Strong US jobs data on Friday also helped lift Asian markets on Monday.
“Oil bulls are drawing heart from the strong employment data in the US,” said Sukrit Vijayakar, director of energy consultancy Trifecta.
“Military action in Libya, which could disrupt supply from the OPEC member, also aided prices,” he said.
Crude has been driven up further by US sanctions against Iran and Venezuela.
“Sanctions can cut 500,000 bpd of Venezuelan exports. Add that to a cut in Iran waivers and prices can rise substantially,” FGE said.
Despite the host of price drivers, there remain factors that could bring oil down later this year.
Russia is a reluctant participant in its agreement with OPEC to withhold output, and it may increase production if the deal is not extended before it expires on July 1, Energy Minister Alexander Novak said on Friday.
Russian oil output reached a national record high of 11.16 million bpd last year.
In the United States, crude production reached a global record 12.2 million bpd in late March.
US crude exports have also risen, breaking through 3 million bpd for the first time earlier this year.
“With the new Permian pipelines (from July), we can see a boost of 500,000 to 600,000 bpd in US exports,” FGE said.

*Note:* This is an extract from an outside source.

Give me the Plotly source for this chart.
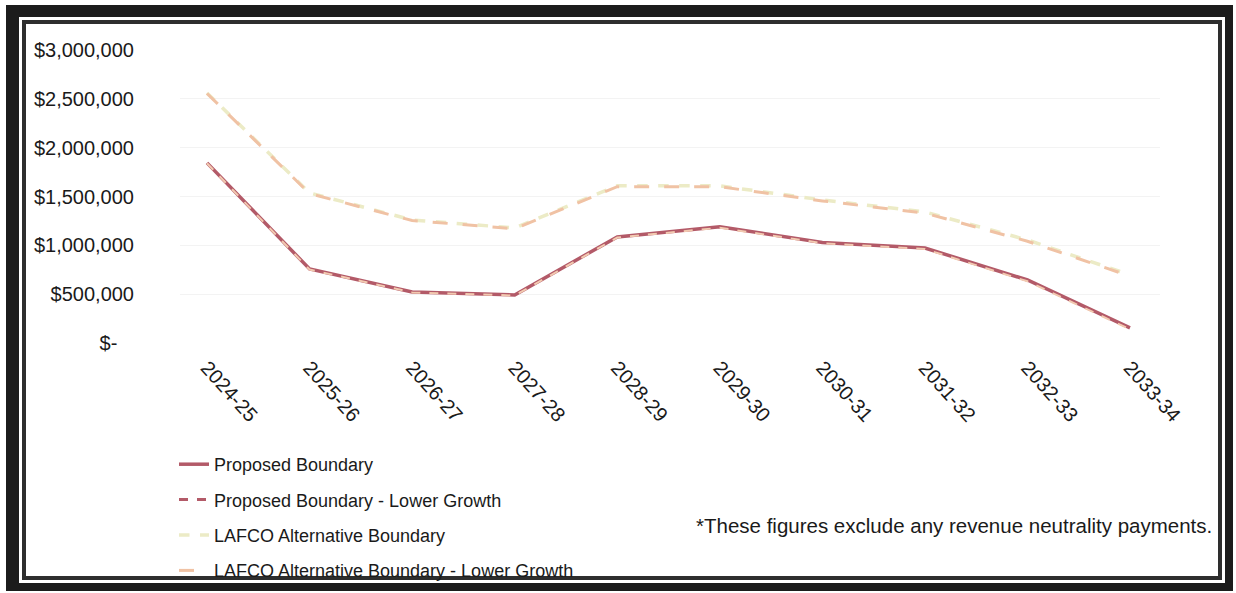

There also remain concerns about the health of the global economy, especially should China and the United States fail to resolve their trade dispute soon.
“Global demand has weakened, and existing tariffs on Chinese goods shipments to the US are providing an additional drag,” rating agency Moody’s said on Monday, although it added that Chinese stimulus measures would likely support growth over 2019.